# Stim Trial Leads



## kelliricks (Mar 12, 2015)

Our office billed 63650, 63650-59 and C1778. Ins denied C1778. Paid 63650 than denied 63650-59 as not being a separate procedure. This was a 2 lead total of 16 contacts (8 each side) as far as I can read on the note. I am new to this so I am not understanding if this was coded wrong. I have tried looking this up on CMS and other sites and am not understanding any of the information I am finding.  Any help is appreciated.


----------



## MLITE2113 (Mar 12, 2015)

The Code C1778 does bundle into the 63650 unfortunately. You should be paid for 2 leads with 8 electrodes as billed 63650,63650-59. My office used to bill for L8680 and this is not separately payable as of 1/1/14. Your best bet is to go to your SCS rep and ask them. They usually have websites that can help with coding too. Ask your physician what SCS company they use believe me they will be happy to help or just go to their website. 
Hope that helps!


----------



## dwaldman (Mar 12, 2015)

I would bill CPT 63650 with quantity 2 to represent a spinal cord stimulator trial  with dual lead placement.

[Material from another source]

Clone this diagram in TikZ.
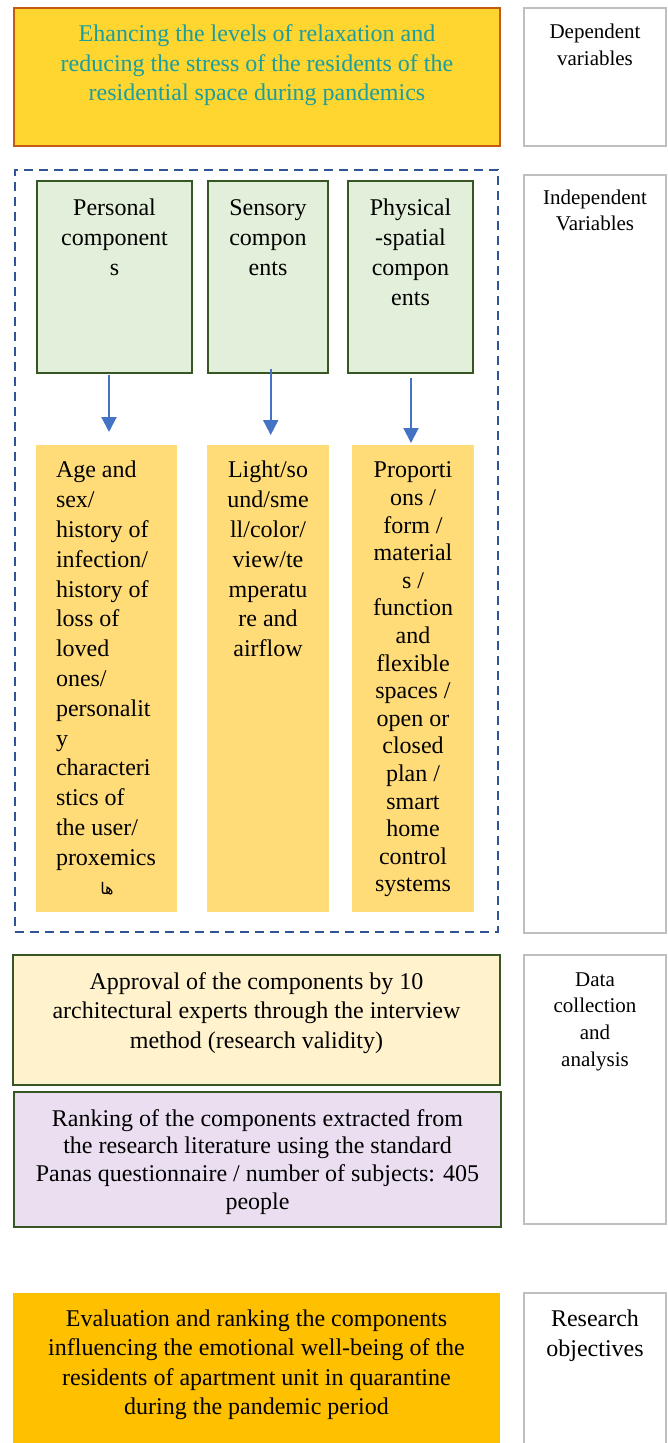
\documentclass[tikz,border=0pt]{standalone}
\usepackage{fontspec}
\setmainfont{Liberation Serif}
\newfontfamily\arabicfont[Script=Arabic]{DejaVu Sans}
\TeXXeTstate=1
\usetikzlibrary{arrows.meta}
\definecolor{topfill}{RGB}{255,213,47}
\definecolor{topborder}{RGB}{197,90,17}
\definecolor{teal}{RGB}{26,158,160}
\definecolor{sidegray}{RGB}{191,191,191}
\definecolor{dashblue}{RGB}{47,85,151}
\definecolor{greenfill}{RGB}{226,239,218}
\definecolor{greenborder}{RGB}{55,86,35}
\definecolor{arrblue}{RGB}{68,114,196}
\definecolor{yellowfill}{RGB}{255,220,120}
\definecolor{creamfill}{RGB}{255,242,204}
\definecolor{lilacfill}{RGB}{234,222,240}
\definecolor{orangefill}{RGB}{255,192,0}
\tikzset{
  boxbase/.style={rectangle, anchor=north west, inner sep=0pt, outer sep=0pt},
  sidebox/.style={boxbase, draw=sidegray, line width=1.5pt, fill=white},
  greenbox/.style={boxbase, draw=greenborder, line width=2pt, fill=greenfill},
  yellowbox/.style={boxbase, fill=yellowfill},
  txt/.style={inner sep=0pt, outer sep=0pt, anchor=north, align=center},
  arr/.style={draw=arrblue, line width=2pt, -{Triangle[width=15pt,length=15pt]}, arrblue},
}
\begin{document}
\begin{tikzpicture}[x=1pt,y=-1pt]
\useasboundingbox (0,0) rectangle (668,1443);

% top box
\node[boxbase, draw=topborder, line width=2.5pt, fill=topfill, minimum width=486pt, minimum height=138pt] (top) at (14,8) {};
\node[txt, text=teal, font={\fontsize{24}{29.5}\selectfont}] (toptxt) at (257,21)
  {\strut Ehancing the levels of relaxation and\\reducing the stress of the residents of the\\residential space during pandemics};

% side boxes
\node[sidebox, minimum width=142pt, minimum height=138pt] (dep) at (524,8) {};
\node[txt, font={\fontsize{21}{27}\selectfont}] (deptxt) at (595,19.1) {\strut Dependent\\variables};

\node[sidebox, minimum width=142pt, minimum height=758pt] (indep) at (524,175) {};
\node[txt, font={\fontsize{21}{26}\selectfont}] (indeptxt) at (595,185.8) {\strut Independent\\Variables};

\node[sidebox, minimum width=142pt, minimum height=269pt] (data) at (524,955) {};
\node[txt, font={\fontsize{21}{26.7}\selectfont}] (datatxt) at (595,967.3) {\strut Data\\collection\\and\\analysis};

\node[sidebox, minimum width=142pt, minimum height=160pt] (res) at (524,1293) {};
\node[txt, font={\fontsize{24}{30}\selectfont}] (restxt) at (595,1305) {\strut Research\\objectives};

% dashed frame
\node[boxbase, draw=dashblue, line width=2pt, dash pattern=on 9pt off 6pt, minimum width=483pt, minimum height=762pt] (frame) at (15,170) {};

% green boxes
\node[greenbox, minimum width=155pt, minimum height=192pt] (g1) at (37,181) {};
\node[greenbox, minimum width=120pt, minimum height=192pt] (g2) at (208,181) {};
\node[greenbox, minimum width=125pt, minimum height=192pt] (g3) at (348,181) {};
\node[txt, font={\fontsize{24}{30}\selectfont}] (g1txt) at (114.5,194.5) {\strut Personal\\component\\s};
\node[txt, font={\fontsize{24}{30}\selectfont}] (g2txt) at (268,194.5) {\strut Sensory\\compon\\ents};
\node[txt, font={\fontsize{24}{30}\selectfont}] (g3txt) at (410.5,194.5) {\strut Physical\\-spatial\\compon\\ents};

% yellow boxes
\node[yellowbox, minimum width=141pt, minimum height=467pt] (y1) at (36,445) {};
\node[yellowbox, minimum width=122pt, minimum height=467pt] (y2) at (207,445) {};
\node[yellowbox, minimum width=122pt, minimum height=467pt] (y3) at (352,445) {};
\node[txt, anchor=north west, align=left, font={\fontsize{24}{29.8}\selectfont}] (y1txt) at (56,457)
  {\strut Age and\\sex/\\history of\\infection/\\history of\\loss of\\loved\\ones/\\personalit\\y\\characteri\\stics of\\the user/\\proxemics};
\node[anchor=base, inner sep=0pt, font={\arabicfont\fontsize{16}{16}\selectfont}] (y1ar) at (107,894) {\beginR ها\endR};
\node[txt, font={\fontsize{24}{29.8}\selectfont}] (y2txt) at (268,457)
  {\strut Light/so\\und/sme\\ll/color/\\view/te\\mperatu\\re and\\airflow};
\node[txt, font={\fontsize{24}{27.6}\selectfont}] (y3txt) at (413,458.6)
  {\strut Proporti\\ons /\\form /\\material\\s /\\function\\and\\flexible\\spaces /\\open or\\closed\\plan /\\smart\\home\\control\\systems};

% arrows
\draw[arr] ([xshift=-5.5pt,yshift=-2pt]g1.south) -- ([xshift=2.5pt,yshift=13pt]y1.north);
\draw[arr] ([xshift=2.7pt,yshift=4pt]g2.south) -- ([xshift=2.7pt,yshift=10pt]y2.north);
\draw[arr] ([xshift=0.5pt,yshift=-5pt]g3.south) -- ([xshift=-2pt,yshift=2pt]y3.north);

% data collection boxes
\node[boxbase, draw=greenborder, line width=2pt, fill=creamfill, minimum width=487pt, minimum height=130pt] (appr) at (13,955) {};
\node[txt, font={\fontsize{24}{29.5}\selectfont}] (apprtxt) at (256.5,968.6)
  {\strut Approval of the components by 10\\architectural experts through the interview\\method (research validity)};
\node[boxbase, draw=greenborder, line width=2pt, fill=lilacfill, minimum width=487pt, minimum height=135pt] (rank) at (14,1092) {};
\node[txt, font={\fontsize{24}{27.7}\selectfont}] (ranktxt) at (257.5,1106.8)
  {\strut Ranking of the components extracted from\\the research literature using the standard\\Panas questionnaire / number of subjects: 405\\people};

% bottom box
\node[boxbase, fill=orangefill, minimum width=487pt, minimum height=160pt] (bot) at (13,1293) {};
\node[txt, font={\fontsize{24}{29.5}\selectfont}] (bottxt) at (256.5,1305.6)
  {\strut Evaluation and ranking the components\\influencing the emotional well-being of the\\residents of apartment unit in quarantine\\during the pandemic period};
\end{tikzpicture}
\end{document}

Below is from Boston Scientific, you appear to be coding for office SCS trial so the below information could be helpful:

http://www.bostonscientific.com/en-US/reimbursement/neuromodulation/physicians.html


On November 27th, the Centers for Medicare & Medicaid Services (CMS) released the 2014 Final Rules for the Physician Fee Schedule; payment rates will become effective January 1st, 2014.  
Coding and Payment Policy Changes for Spinal Cord Stimulation (SCS) Trials in the Physician Office Setting: 
For 2014, CMS has included non-facility practice expense relative value units (site of service differential payment) for CPT1 code 63650 Percutaneous implantation of neurostimulator electrode array, epidural when performed in the office setting. The 2014 Medicare National Average Payment Rate2 for CPT code 63650 is shown below.  
Because of the uncertainty regarding the projected 2014 Sustainable Growth Rate reduction, Medicare?s 2014 national average payment rates in this document are calculated using two different conversion factors (CF): a) the 2013 CF of 34.023 and b) the 2014 CF of 35.6446 used by CMS to adjust for budget neutrality. Rates are subject to change and do not reflect the projected 2014 Sustainable Growth Rate reduction of 20.1% that would occur unless Congress intervenes. 
The payment for trial lead(s) are now included in the non-facility practice expense relative value unit. It is expected that L8680 Implantable neurostimulator electrode, each will no longer be paid separately by Medicare. More information on L8680 and this payment policy will be released by Medicare later this year.   
The multiple procedure payment reduction will apply to CPT code 63650. Payments for additional quantities of CPT code 63650 will be reduced by 50% thus a dual lead trial in the office setting will be paid $1,922-$2,014. 
Why did CMS implement this change? 
Medicare carriers flagged L8680 Implantable neurostimulator electrode, each as a potential overpayment concern. Medicare worked with the American Medical Association and physician societies to develop appropriate office based payment rates based on the cost of the trial lead and the office practice expenses when the procedure is performed in the office.  How should I code a percutaneous lead trial?  CPT code 63650 should still be used to code for a percutaneous lead trial. The only change expected for 2014 is that L8680 would no longer be billable in the office for Medicare as the non-facility practice expenses (e.g. lead, supplies, and equipment costs) are already included in the procedure payment. For more guidance on coding for SCS procedures, please refer to the Precision SpectraTM Spinal Cord Stimulation System Frequently Asked Questions which may be accessed through http://hcp.controlyourpain.com/support_for_physicians/reimbursement.html  Does the Multiple Procedure Payment Reduction Rule still apply to the 2nd, 3rd and 4th leads if applicable? Yes, the Multiple Procedure Payment Reduction Rule applies to CPT code 63650. Per this rule, up to 4 additional units may be paid at 50% of the Medicare allowable provided medical necessity is substantiated. MUE (Medically unlikely Edit) limits of 2 units also still apply to CTP 63650.  Will Non-Medicare payers still utilize L8680? The changes outlined in the physician final rule apply to procedures performed on Medicare beneficiaries in the office setting. Boston Scientific encourages physicians to contact their non-Medicare payers for guidance on appropriate coding and payment information for SCS trials.  When will this change take effect? This change will take effect January 1, 2014.  
Will there be a comment period for this Final Rule? Yes, comments for this interim final rule are accepted until January 27, 2014. Instructions on how to submit comments are listed on www.regulations.gov , follow the instructions for ?submitting a comment.? Where can I get more information on this policy change? The full text to this Final Rule may be accessed through http://www.cms.gov/Medicare/Medicare-Fee-forService-Payment/PhysicianFeeSched/index.html .


----------



## kelliricks (Mar 13, 2015)

*Thank you*

Thank you so much. That really helps.


----------